Orders of the Surrogate’s Court, New York County (Marie M. Lambert, S.), entered December 13, 1985, which, inter alia, granted motions by beneficiaries of three inter vivos trusts requiring distribution of principal and current and future income to the beneficiaries, affirmed, without costs or disbursements.

. In 1951, decedent Hyman Alpert created three virtually *445identical inter vivos trusts for the benefit of each of his three children. The trustees were directed to accumulate principal and income for the benefit of the beneficiary of each trust. The trustees were authorized to distribute sums in their sole and absolute discretion, to be exercised, however, "for the good and welfare of the beneficiary”. The decedent expressly noted that the term "good and welfare” was to be liberally construed and that his primary concern in creating each trust was for the income beneficiary of such trust. The decedent also provided in each trust that the beneficiary was to receive $5,000 at age 18 and $10,000 upon marriage or reaching age 25. The Surrogate, inter alia, directed payment by the trustees to each beneficiary of the $15,000, since the conditions set forth above were met, in addition to the continuing distribution of income.
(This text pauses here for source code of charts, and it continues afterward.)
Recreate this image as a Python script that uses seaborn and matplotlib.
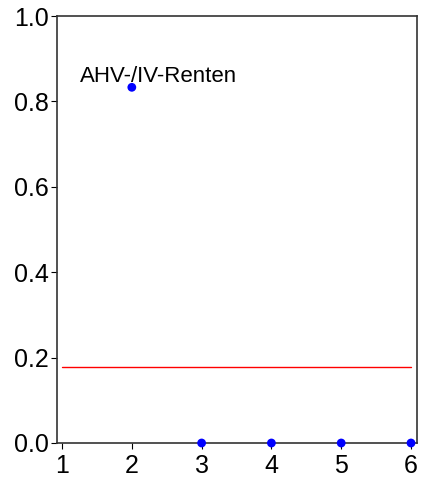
import pandas as pd
import seaborn as sns
import matplotlib.pyplot as plt

# data
positions = [2, 3, 4, 5, 6]
shares = [0.833, 0.0, 0.0, 0.0, 0.0]
reference_level = 0.178
label_text = "AHV-/IV-Renten"

df = pd.DataFrame({"pos": positions, "share": shares})

sns.set_style("white")
plt.rcParams['font.family'] = ['Liberation Sans', 'DejaVu Sans']

fig = plt.figure(figsize=(4.21, 4.79), dpi=100)
ax = fig.add_axes([57 / 421, 36 / 479, 360 / 421, 427 / 479])

ax.plot([1, 6], [reference_level, reference_level], color="red", linewidth=1)
sns.scatterplot(data=df, x="pos", y="share", color="blue", s=40,
                edgecolor="none", ax=ax, clip_on=False, zorder=3)
ax.text(1.26, 0.845, label_text, fontsize=16, ha="left", va="baseline",
        color="black")

ax.set_xlim(0.928, 6.086)
ax.set_ylim(0, 1.0)
ax.set_xticks([1, 2, 3, 4, 5, 6])
ax.set_yticks([0.0, 0.2, 0.4, 0.6, 0.8, 1.0])
ax.set_yticklabels(["0.0", "0.2", "0.4", "0.6", "0.8", "1.0"])
ax.set_xlabel("")
ax.set_ylabel("")
ax.tick_params(axis="both", labelsize=18, length=4, width=0.8, colors="black",
               direction="out", left=True, bottom=True, pad=2)
ax.tick_params(axis="x", pad=4)
for name, sp in ax.spines.items():
    sp.set_color("#333333")
    sp.set_linewidth(1.2)

fig.savefig("out.png", dpi=100)
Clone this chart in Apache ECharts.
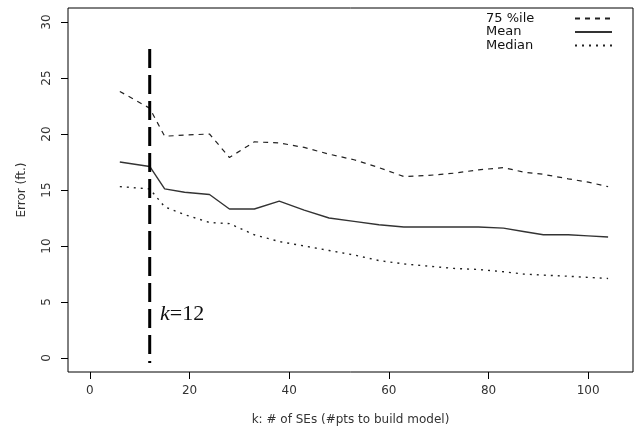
<!DOCTYPE html>
<html lang="en">

<head>
    <meta charset="UTF-8">
    <title>Error vs k</title>
    <style>
        body { margin: 0; background: #fff; }
        #main { margin: 0; }
    </style>
</head>

<body>
    <div id="main" style="width: 639px;height:427px;"></div>
    <script src="https://cdn.jsdelivr.net/npm/echarts@6.0.0/dist/echarts.min.js"></script>
    <script>
        // k values (number of SEs used to build model)
        var kValues = [6, 12, 15, 19, 24, 28, 33, 38, 43, 48, 53, 58, 63, 68, 73, 78, 83, 87, 91, 96, 100, 104];
        var p75 = [23.8, 22.3, 19.8, 19.9, 20.0, 17.9, 19.3, 19.2, 18.8, 18.2, 17.7, 17.0, 16.2, 16.3, 16.5, 16.8, 17.0, 16.6, 16.4, 16.0, 15.7, 15.3];
        var meanErr = [17.5, 17.1, 15.1, 14.8, 14.6, 13.3, 13.3, 14.0, 13.2, 12.5, 12.2, 11.9, 11.7, 11.7, 11.7, 11.7, 11.6, 11.3, 11.0, 11.0, 10.9, 10.8];
        var medianErr = [15.3, 15.1, 13.5, 12.8, 12.1, 12.0, 11.0, 10.4, 10.0, 9.6, 9.2, 8.7, 8.4, 8.2, 8.0, 7.9, 7.7, 7.5, 7.4, 7.3, 7.2, 7.1];
        var xTicks = [0, 20, 40, 60, 80, 100];
        var yTicks = [0, 5, 10, 15, 20, 25, 30];
        var chosenK = 12;
        var chosenLine = [27.6, -0.45];

        function pairs(ys) {
            var out = [];
            for (var i = 0; i < kValues.length; i++) {
                out.push([kValues[i], ys[i]]);
            }
            return out;
        }

        var myChart = echarts.init(document.getElementById('main'));
        var txt = '#333';
        var font = 'DejaVu Sans';

        option = {
            animation: false,
            grid: {
                left: 68,
                right: 6,
                top: 8,
                bottom: 55,
                containLabel: false,
                outerBoundsMode: 'none',
                show: true,
                borderColor: '#000',
                borderWidth: 1
            },
            legend: {
                orient: 'vertical',
                left: 481,
                top: 7,
                align: 'right',
                itemGap: 0.5,
                itemWidth: 37,
                itemHeight: 12,
                itemStyle: { opacity: 0 },
                formatter: '{a|{name}}',
                textStyle: {
                    fontFamily: font, fontSize: 13, color: '#111', lineHeight: 13,
                    rich: { a: { width: 84, align: 'left', lineHeight: 13, fontFamily: font, fontSize: 13, color: '#111' } }
                },
                data: ['75 %ile', 'Mean', 'Median']
            },
            xAxis: {
                type: 'value',
                min: -4.4,
                max: 109,
                name: 'k: # of SEs (#pts to build model)',
                nameLocation: 'middle',
                nameGap: 42,
                nameTextStyle: { fontFamily: font, fontSize: 12, color: txt },
                splitLine: { show: false },
                axisLine: { show: false, onZero: false },
                axisTick: { show: true, length: 7, customValues: xTicks, lineStyle: { color: '#000' } },
                axisLabel: { customValues: xTicks, fontFamily: font, fontSize: 12, color: txt, margin: 13 }
            },
            yAxis: {
                type: 'value',
                min: -1.25,
                max: 31.25,
                name: 'Error (ft.)',
                nameLocation: 'middle',
                nameRotate: 90,
                nameGap: 40,
                nameTextStyle: { fontFamily: font, fontSize: 12, color: txt },
                splitLine: { show: false },
                axisLine: { show: false, onZero: false },
                axisTick: { show: true, length: 7, customValues: yTicks, lineStyle: { color: '#000' } },
                axisLabel: { customValues: yTicks, rotate: 90, fontFamily: font, fontSize: 12, color: txt, margin: 15 }
            },
            series: [{
                name: '75 %ile',
                type: 'line',
                data: pairs(p75),
                symbol: 'none',
                itemStyle: { color: '#222' },
                lineStyle: { color: '#222', width: 1.2, type: [5, 5] }
            }, {
                name: 'Mean',
                type: 'line',
                data: pairs(meanErr),
                symbol: 'none',
                itemStyle: { color: '#333' },
                lineStyle: { color: '#333', width: 1.4, type: 'solid' }
            }, {
                name: 'Median',
                type: 'line',
                data: pairs(medianErr),
                symbol: 'none',
                itemStyle: { color: '#222' },
                lineStyle: { color: '#222', width: 1.4, type: [2, 5] }
            }, {
                name: 'k12',
                type: 'line',
                data: [[chosenK, chosenLine[0]], [chosenK, chosenLine[1]]],
                symbol: 'none',
                silent: true,
                lineStyle: { color: '#000', width: 3, type: [19, 7] },
                label: { show: false }
            }],
            graphic: [{
                type: 'text',
                left: 160,
                top: 303,
                style: {
                    text: '{i|k}=12',
                    rich: {
                        i: { fontStyle: 'italic', fontFamily: 'Liberation Serif', fontSize: 22, fill: '#111' }
                    },
                    fontFamily: 'Liberation Serif',
                    fontSize: 22,
                    fill: '#111'
                }
            }]
        };
        myChart.setOption(option);
    </script>

</body>

</html>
The dissent would reverse solely as to these three orders of the Surrogate which directed the trustees to distribute principal and current and future income to the beneficiaries.

Contrary to the conclusion of the dissent that a hearing was necessary before the Surrogate directed payment of principal required by the terms of the trust and current and future income to the beneficiaries, under the circumstances herein, the conclusory and unsubstantiated claim of the trustees that they personally advanced the $15,000 payments did not raise issues of fact requiring a hearing before being rejected by the Surrogate. The trust accounting, filed and sworn to by the trustees, did not reflect any payment of the principal distribution to the beneficiaries or any such debt. The payments, obviously, were never made.

Likewise, there was no factual issue as to whether the cutoff of income by the trustees was justifiable. The Surrogate correctly held that the trusts’ clearly stated preference for the income beneficiaries must govern, and further, that the trustees’ contention that the income might be used to finance litigation against them to obtain part of the $400 million Alpert Family Fund was no sufficient reason to refuse to pay out the income. We, as did the Surrogate, note that the trusts provide for the "good and welfare” of the beneficiaries, and the beneficiaries’ legal expenses to obtain funds to which they are entitled clearly fall within that purpose.

We have examined the appellants’ remaining contentions and find them to be without merit. Concur—Ross, Asch and Kassal, JJ.